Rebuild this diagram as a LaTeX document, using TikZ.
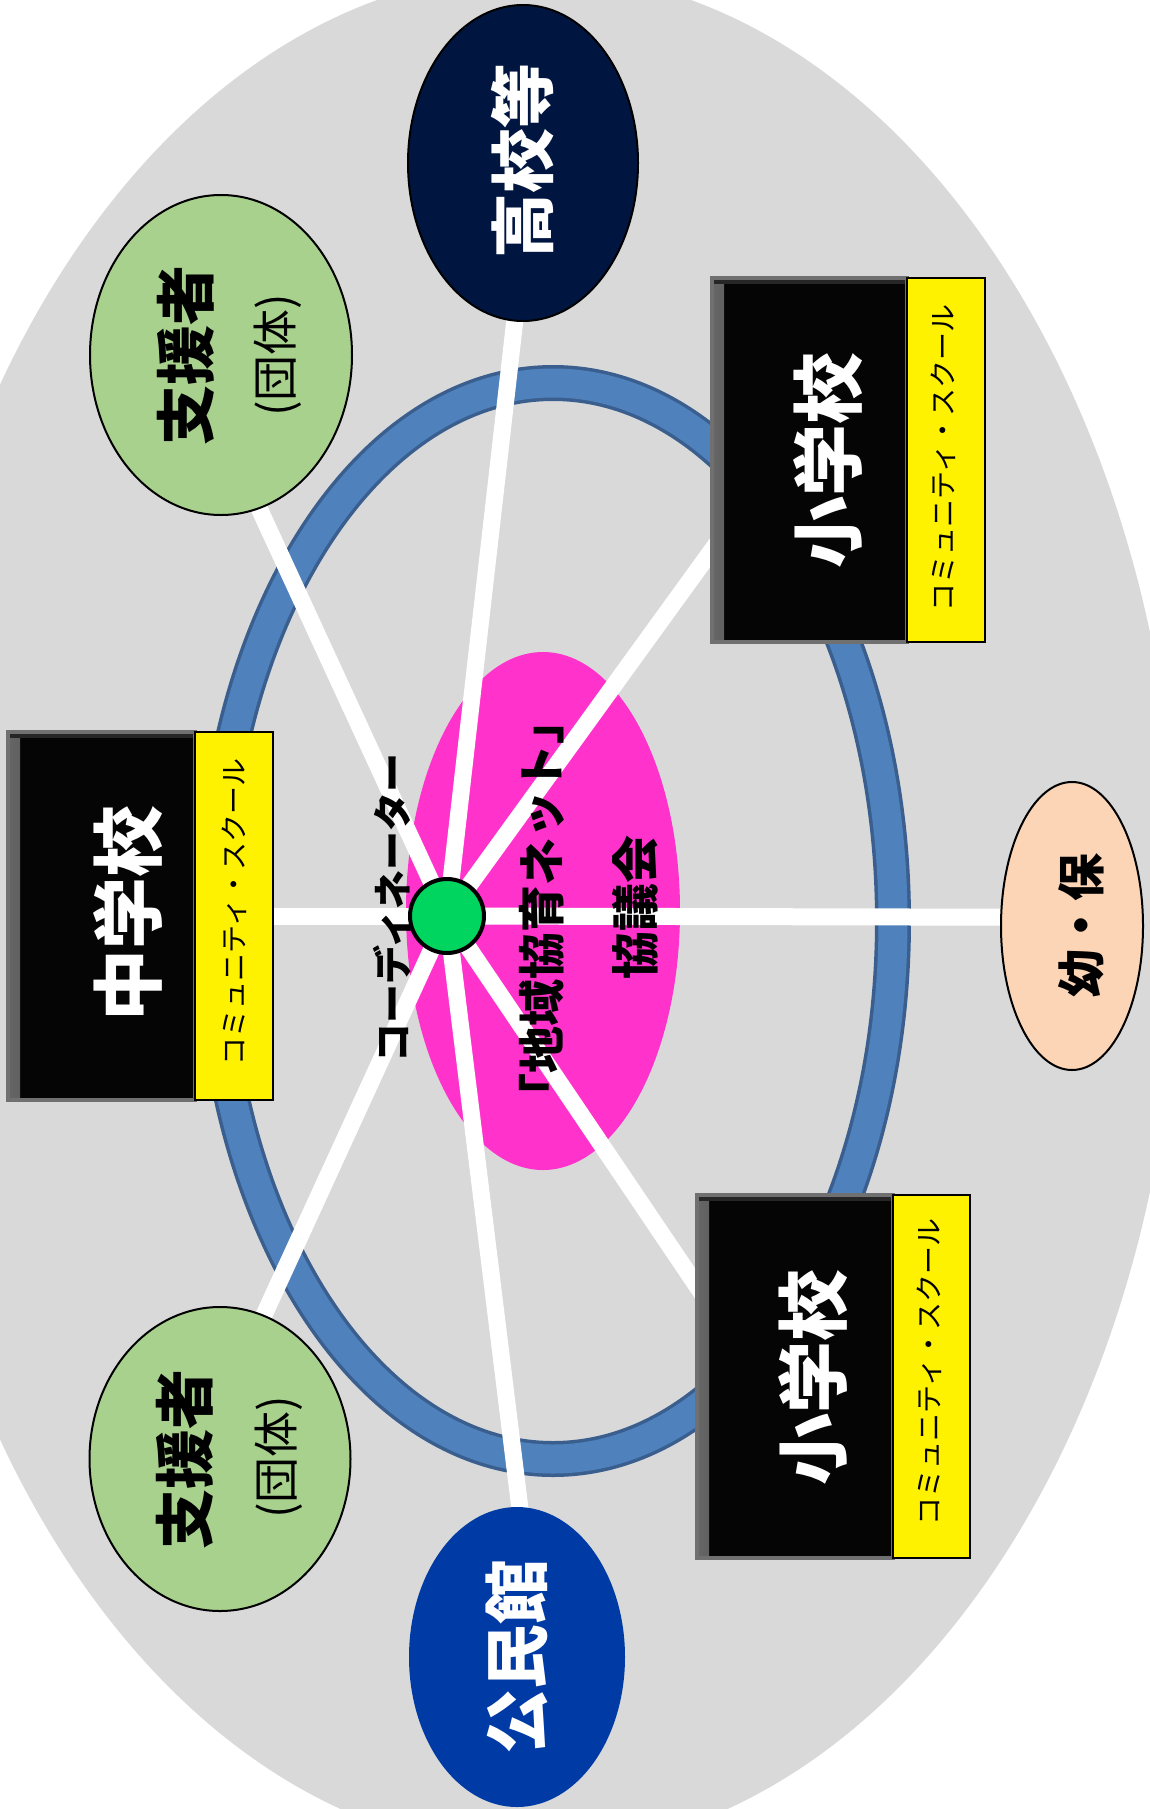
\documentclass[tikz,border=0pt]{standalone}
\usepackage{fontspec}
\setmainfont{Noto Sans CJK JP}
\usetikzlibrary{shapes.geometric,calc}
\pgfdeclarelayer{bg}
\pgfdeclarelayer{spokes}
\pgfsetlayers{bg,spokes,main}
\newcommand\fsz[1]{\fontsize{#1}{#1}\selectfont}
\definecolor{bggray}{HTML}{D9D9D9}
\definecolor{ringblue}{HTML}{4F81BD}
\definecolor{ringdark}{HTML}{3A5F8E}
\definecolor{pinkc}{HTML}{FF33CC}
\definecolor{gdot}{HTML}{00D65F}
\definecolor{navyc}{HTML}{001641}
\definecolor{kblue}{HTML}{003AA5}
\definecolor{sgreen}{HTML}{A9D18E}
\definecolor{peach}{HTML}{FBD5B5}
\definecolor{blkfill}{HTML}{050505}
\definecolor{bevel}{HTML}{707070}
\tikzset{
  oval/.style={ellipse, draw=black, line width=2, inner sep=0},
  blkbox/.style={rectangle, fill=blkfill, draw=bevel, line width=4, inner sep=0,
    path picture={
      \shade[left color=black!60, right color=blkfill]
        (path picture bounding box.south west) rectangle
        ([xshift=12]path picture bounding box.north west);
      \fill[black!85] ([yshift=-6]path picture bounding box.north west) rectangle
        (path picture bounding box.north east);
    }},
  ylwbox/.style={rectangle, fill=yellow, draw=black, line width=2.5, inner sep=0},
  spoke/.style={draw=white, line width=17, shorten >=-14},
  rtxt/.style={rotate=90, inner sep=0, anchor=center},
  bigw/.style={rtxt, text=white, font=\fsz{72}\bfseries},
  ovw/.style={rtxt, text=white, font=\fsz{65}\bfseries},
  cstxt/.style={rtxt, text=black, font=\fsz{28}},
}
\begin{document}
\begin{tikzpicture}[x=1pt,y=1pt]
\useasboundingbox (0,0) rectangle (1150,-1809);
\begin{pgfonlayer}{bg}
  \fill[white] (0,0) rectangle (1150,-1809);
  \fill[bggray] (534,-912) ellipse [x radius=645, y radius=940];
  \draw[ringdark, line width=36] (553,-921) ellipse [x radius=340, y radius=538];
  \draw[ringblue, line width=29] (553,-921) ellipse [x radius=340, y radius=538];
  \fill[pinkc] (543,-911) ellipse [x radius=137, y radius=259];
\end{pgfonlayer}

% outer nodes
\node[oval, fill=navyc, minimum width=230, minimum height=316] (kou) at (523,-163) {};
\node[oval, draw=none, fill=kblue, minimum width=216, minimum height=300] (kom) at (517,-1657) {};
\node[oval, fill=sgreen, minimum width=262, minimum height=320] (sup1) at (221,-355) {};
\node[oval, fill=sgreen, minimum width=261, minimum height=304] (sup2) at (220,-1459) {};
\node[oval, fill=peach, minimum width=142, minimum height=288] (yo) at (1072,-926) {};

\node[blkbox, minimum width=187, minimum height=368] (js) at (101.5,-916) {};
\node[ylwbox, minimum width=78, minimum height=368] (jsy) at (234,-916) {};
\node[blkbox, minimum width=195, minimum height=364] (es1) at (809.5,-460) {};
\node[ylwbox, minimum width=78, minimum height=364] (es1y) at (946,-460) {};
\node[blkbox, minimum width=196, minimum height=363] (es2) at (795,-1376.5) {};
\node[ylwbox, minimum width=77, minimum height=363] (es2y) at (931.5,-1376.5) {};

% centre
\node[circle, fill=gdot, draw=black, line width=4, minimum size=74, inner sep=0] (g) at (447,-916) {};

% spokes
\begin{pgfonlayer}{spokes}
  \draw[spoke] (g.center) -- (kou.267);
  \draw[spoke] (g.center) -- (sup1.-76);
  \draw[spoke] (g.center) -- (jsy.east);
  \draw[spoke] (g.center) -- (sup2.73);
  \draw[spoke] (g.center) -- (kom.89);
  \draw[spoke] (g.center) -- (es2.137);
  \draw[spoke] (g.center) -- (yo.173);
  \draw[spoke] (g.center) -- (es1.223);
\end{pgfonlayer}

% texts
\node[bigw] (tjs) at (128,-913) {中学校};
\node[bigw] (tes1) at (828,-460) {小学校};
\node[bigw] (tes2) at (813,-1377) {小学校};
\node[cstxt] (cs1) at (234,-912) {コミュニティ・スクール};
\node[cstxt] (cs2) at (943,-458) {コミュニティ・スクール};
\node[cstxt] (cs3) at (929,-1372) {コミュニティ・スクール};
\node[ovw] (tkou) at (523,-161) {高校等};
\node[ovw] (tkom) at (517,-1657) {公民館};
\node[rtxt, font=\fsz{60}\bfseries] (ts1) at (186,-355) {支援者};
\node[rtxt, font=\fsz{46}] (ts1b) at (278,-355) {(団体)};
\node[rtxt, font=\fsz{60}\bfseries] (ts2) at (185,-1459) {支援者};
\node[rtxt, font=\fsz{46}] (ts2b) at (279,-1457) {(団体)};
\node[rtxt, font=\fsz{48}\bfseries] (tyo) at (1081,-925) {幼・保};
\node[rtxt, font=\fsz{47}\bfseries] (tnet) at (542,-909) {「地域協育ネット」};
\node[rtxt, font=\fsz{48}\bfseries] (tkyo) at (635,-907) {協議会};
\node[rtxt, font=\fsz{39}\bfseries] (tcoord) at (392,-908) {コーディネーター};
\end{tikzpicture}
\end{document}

======

What is needed: Copy out all the data without changing anything, and drop the pictures.

Answer to the exercise:
Rebuild this diagram as a LaTeX document, using TikZ.
\documentclass[tikz,border=0pt]{standalone}
\usepackage{fontspec}
\setmainfont{Noto Sans CJK JP}
\usetikzlibrary{shapes.geometric,calc}
\pgfdeclarelayer{bg}
\pgfdeclarelayer{spokes}
\pgfsetlayers{bg,spokes,main}
\newcommand\fsz[1]{\fontsize{#1}{#1}\selectfont}
\definecolor{bggray}{HTML}{D9D9D9}
\definecolor{ringblue}{HTML}{4F81BD}
\definecolor{ringdark}{HTML}{3A5F8E}
\definecolor{pinkc}{HTML}{FF33CC}
\definecolor{gdot}{HTML}{00D65F}
\definecolor{navyc}{HTML}{001641}
\definecolor{kblue}{HTML}{003AA5}
\definecolor{sgreen}{HTML}{A9D18E}
\definecolor{peach}{HTML}{FBD5B5}
\definecolor{blkfill}{HTML}{050505}
\definecolor{bevel}{HTML}{707070}
\tikzset{
  oval/.style={ellipse, draw=black, line width=2, inner sep=0},
  blkbox/.style={rectangle, fill=blkfill, draw=bevel, line width=4, inner sep=0,
    path picture={
      \shade[left color=black!60, right color=blkfill]
        (path picture bounding box.south west) rectangle
        ([xshift=12]path picture bounding box.north west);
      \fill[black!85] ([yshift=-6]path picture bounding box.north west) rectangle
        (path picture bounding box.north east);
    }},
  ylwbox/.style={rectangle, fill=yellow, draw=black, line width=2.5, inner sep=0},
  spoke/.style={draw=white, line width=17, shorten >=-14},
  rtxt/.style={rotate=90, inner sep=0, anchor=center},
  bigw/.style={rtxt, text=white, font=\fsz{72}\bfseries},
  ovw/.style={rtxt, text=white, font=\fsz{65}\bfseries},
  cstxt/.style={rtxt, text=black, font=\fsz{28}},
}
\begin{document}
\begin{tikzpicture}[x=1pt,y=1pt]
\useasboundingbox (0,0) rectangle (1150,-1809);
\begin{pgfonlayer}{bg}
  \fill[white] (0,0) rectangle (1150,-1809);
  \fill[bggray] (534,-912) ellipse [x radius=645, y radius=940];
  \draw[ringdark, line width=36] (553,-921) ellipse [x radius=340, y radius=538];
  \draw[ringblue, line width=29] (553,-921) ellipse [x radius=340, y radius=538];
  \fill[pinkc] (543,-911) ellipse [x radius=137, y radius=259];
\end{pgfonlayer}

% outer nodes
\node[oval, fill=navyc, minimum width=230, minimum height=316] (kou) at (523,-163) {};
\node[oval, draw=none, fill=kblue, minimum width=216, minimum height=300] (kom) at (517,-1657) {};
\node[oval, fill=sgreen, minimum width=262, minimum height=320] (sup1) at (221,-355) {};
\node[oval, fill=sgreen, minimum width=261, minimum height=304] (sup2) at (220,-1459) {};
\node[oval, fill=peach, minimum width=142, minimum height=288] (yo) at (1072,-926) {};

\node[blkbox, minimum width=187, minimum height=368] (js) at (101.5,-916) {};
\node[ylwbox, minimum width=78, minimum height=368] (jsy) at (234,-916) {};
\node[blkbox, minimum width=195, minimum height=364] (es1) at (809.5,-460) {};
\node[ylwbox, minimum width=78, minimum height=364] (es1y) at (946,-460) {};
\node[blkbox, minimum width=196, minimum height=363] (es2) at (795,-1376.5) {};
\node[ylwbox, minimum width=77, minimum height=363] (es2y) at (931.5,-1376.5) {};

% centre
\node[circle, fill=gdot, draw=black, line width=4, minimum size=74, inner sep=0] (g) at (447,-916) {};

% spokes
\begin{pgfonlayer}{spokes}
  \draw[spoke] (g.center) -- (kou.267);
  \draw[spoke] (g.center) -- (sup1.-76);
  \draw[spoke] (g.center) -- (jsy.east);
  \draw[spoke] (g.center) -- (sup2.73);
  \draw[spoke] (g.center) -- (kom.89);
  \draw[spoke] (g.center) -- (es2.137);
  \draw[spoke] (g.center) -- (yo.173);
  \draw[spoke] (g.center) -- (es1.223);
\end{pgfonlayer}

% texts
\node[bigw] (tjs) at (128,-913) {中学校};
\node[bigw] (tes1) at (828,-460) {小学校};
\node[bigw] (tes2) at (813,-1377) {小学校};
\node[cstxt] (cs1) at (234,-912) {コミュニティ・スクール};
\node[cstxt] (cs2) at (943,-458) {コミュニティ・スクール};
\node[cstxt] (cs3) at (929,-1372) {コミュニティ・スクール};
\node[ovw] (tkou) at (523,-161) {高校等};
\node[ovw] (tkom) at (517,-1657) {公民館};
\node[rtxt, font=\fsz{60}\bfseries] (ts1) at (186,-355) {支援者};
\node[rtxt, font=\fsz{46}] (ts1b) at (278,-355) {(団体)};
\node[rtxt, font=\fsz{60}\bfseries] (ts2) at (185,-1459) {支援者};
\node[rtxt, font=\fsz{46}] (ts2b) at (279,-1457) {(団体)};
\node[rtxt, font=\fsz{48}\bfseries] (tyo) at (1081,-925) {幼・保};
\node[rtxt, font=\fsz{47}\bfseries] (tnet) at (542,-909) {「地域協育ネット」};
\node[rtxt, font=\fsz{48}\bfseries] (tkyo) at (635,-907) {協議会};
\node[rtxt, font=\fsz{39}\bfseries] (tcoord) at (392,-908) {コーディネーター};
\end{tikzpicture}
\end{document}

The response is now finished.